Not to perceive some intrinsic nature
In any phenomena whatever
Is to contemplate its anatman.
The same is contemplation with prajna.

The world of change springs
From conceptual thought, its very nature;
The uttermost removal of such
Thought is the supreme nirvana.

 Only when one's feet are firmly set on the Path and one is well advanced in the union of virtue and knowledge, means and insight, can one practise the Mantrayana and Vajrayana. For that, however, one must be initiated by a guru who knows the initiations, and he will bestow his blessing and guidance only on one whose mental and moral nature is purified to the degree of "falling snow".

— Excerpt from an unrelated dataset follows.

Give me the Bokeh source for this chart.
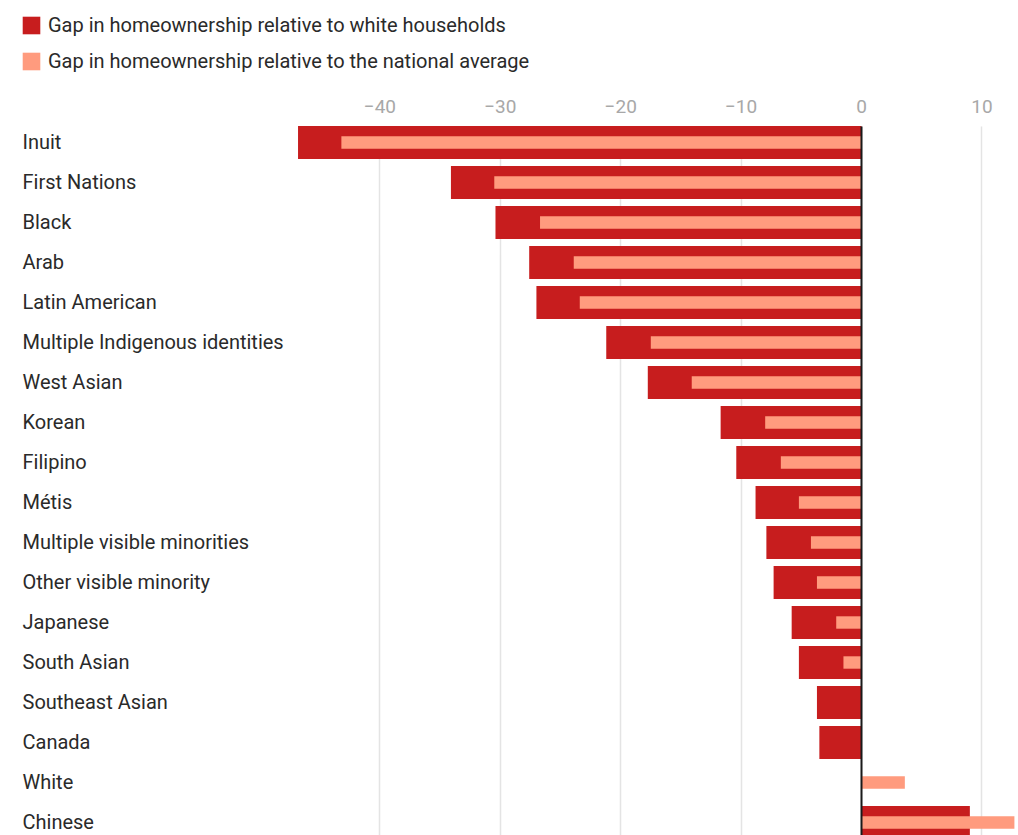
from bokeh.plotting import figure
from bokeh.models import Range1d, FixedTicker, Span, Legend, LegendItem, ColumnDataSource, BoxAnnotation, Grid
from bokeh.core.properties import value
from bokeh.embed import file_html
from bokeh.resources import INLINE

categories = ["Inuit", "First Nations", "Black", "Arab", "Latin American",
              "Multiple Indigenous identities", "West Asian", "Korean", "Filipino",
              "Métis", "Multiple visible minorities", "Other visible minority",
              "Japanese", "South Asian", "Southeast Asian", "Canada", "White", "Chinese"]
gap_vs_white = [-46.8, -34.1, -30.4, -27.6, -27.0, -21.2, -17.75, -11.7, -10.4,
                -8.8, -7.9, -7.3, -5.8, -5.2, -3.7, -3.5, 0.0, 9.0]
gap_vs_national = [-43.2, -30.5, -26.7, -23.9, -23.4, -17.5, -14.1, -8.0, -6.7,
                   -5.2, -4.2, -3.7, -2.1, -1.5, 0.0, 0.0, 3.6, 12.7]
x_ticks = [-40, -30, -20, -10, 0, 10]
tick_labels = ["\u221240", "\u221230", "\u221220", "\u221210", "0", "10"]
zero_line = [0]

DARK = "#c71d1e"
LIGHT = "#ff9b7e"
FONT = "Roboto"

W, H = 1018, 835
px_per_unit = 12.04
zero_px = 861
x_start = -zero_px / px_per_unit
x_end = (W - zero_px) / px_per_unit

row_pitch = 40.0
first_row_px = 142
y_top = (0 - first_row_px) / row_pitch
y_bottom = (H - first_row_px) / row_pitch
tick_label_row = (106 - first_row_px) / row_pitch
grid_top_row = (126 - first_row_px) / row_pitch

rows = list(range(len(categories)))
src = ColumnDataSource(dict(row=rows, cat=categories, white=gap_vs_white, nat=gap_vs_national))
tick_src = ColumnDataSource(dict(x=x_ticks, lab=tick_labels, y=[tick_label_row] * len(x_ticks)))

p = figure(width=W, height=H,
           x_range=Range1d(x_start, x_end), y_range=Range1d(y_bottom, y_top),
           x_axis_location=None, y_axis_location=None,
           output_backend="svg", toolbar_location=None,
           min_border_left=0, min_border_right=0, min_border_top=0, min_border_bottom=0)
p.outline_line_color = None
p.background_fill_color = "white"
p.border_fill_color = "white"

p.xgrid.ticker = FixedTicker(ticks=x_ticks)
p.xgrid.grid_line_color = "#e4e4e4"
p.xgrid.grid_line_width = 1.5
p.ygrid.grid_line_color = None

grid = p.xgrid[0]
has_cross = "cross_bounds" in grid.properties()
if has_cross:
    grid.cross_bounds = (grid_top_row, y_bottom)
else:
    p.add_layout(BoxAnnotation(top=y_top, bottom=grid_top_row, fill_color="white",
                               fill_alpha=1, line_color=None, level="underlay"))

r_white = p.hbar(y="row", left=0, right="white", height=0.825, source=src,
                 fill_color=DARK, line_color=None)
r_nat = p.hbar(y="row", left=0, right="nat", height=0.31, source=src,
               fill_color=LIGHT, line_color=None)

# zero baseline, drawn over the bars, starting at the top of the first bar
if has_cross:
    zgrid = Grid(dimension=0, ticker=FixedTicker(ticks=zero_line), grid_line_color="#1a1a1a",
                 grid_line_width=2, level="annotation", cross_bounds=(grid_top_row, y_bottom))
    p.add_layout(zgrid)
else:
    p.add_layout(Span(location=zero_line[0], dimension="height", line_color="#1a1a1a", line_width=2))

# x tick labels
p.text(x="x", y="y", text="lab", source=tick_src, text_font=value(FONT),
       text_font_size="19px", text_color="#a8a8a8", text_baseline="middle",
       text_align="center")

# category labels
label_x = x_start + 22 / px_per_unit
p.text(x=label_x, y="row", text="cat", source=src, text_font=value(FONT),
       text_font_size="20px", text_color="#2a2a2a", text_baseline="middle",
       text_align="left", y_offset=-1)

legend = Legend(items=[
    LegendItem(label="Gap in homeownership relative to white households", renderers=[r_white]),
    LegendItem(label="Gap in homeownership relative to the national average", renderers=[r_nat]),
], location=(20, H - 17 - 56), orientation="vertical")
legend.glyph_width = 22
legend.glyph_height = 22
legend.label_height = 22
legend.spacing = 12
legend.padding = 0
legend.margin = 0
legend.label_standoff = 6
legend.label_text_font = FONT
legend.label_text_font_size = "20px"
legend.label_text_color = "#2a2a2a"
legend.border_line_color = None
legend.background_fill_alpha = 0
p.add_layout(legend)

open("out.html", "w").write(file_html(p, INLINE))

 Towards the end of his third year in Tibet, Atisha made plans to return to India. But a brief war on the Nepalese frontier prevented him from crossing over the border, and Atisha read the karmic indication that he should accept invitations he had received to visit other areas of Tibet. He journeyed to Lhasa and was pleased to find some followers of Buddha there. When he visited Samye Monastery, founded by Shantarakshita and Padmasambhava, he was delighted to find a few monks in residence, but he was amazed to discover Sanskrit sutras and Tibetan translations of texts which had been lost in India. Atisha realized that Tibet would continue to revere what it had received from Mother India long after the subcontinent had let these treasures perish. Altogether he spent eighteen years in Tibet, carrying his reforms across the entire land. He died near Lhasa when he was well into his seventies, and the place of his death remains to this day a centre of pilgrimage. Atisha, whom the Tibetans also called Joborje, the Noble Lord, renowned in India, became the most illustrious of Indian teachers in Tibet. He is praised even as he taught others to invoke Buddha:

O Omniscient One, epitome of wisdom,
Purifier of the Wheel of Life,
I have no refuge in any Lord,
Except at your lotus feet.
O Hero of creatures! May the Mahaguru
Bestow his kindness upon me.
May that Holy One grant to me
The supreme thought of Enlightenment.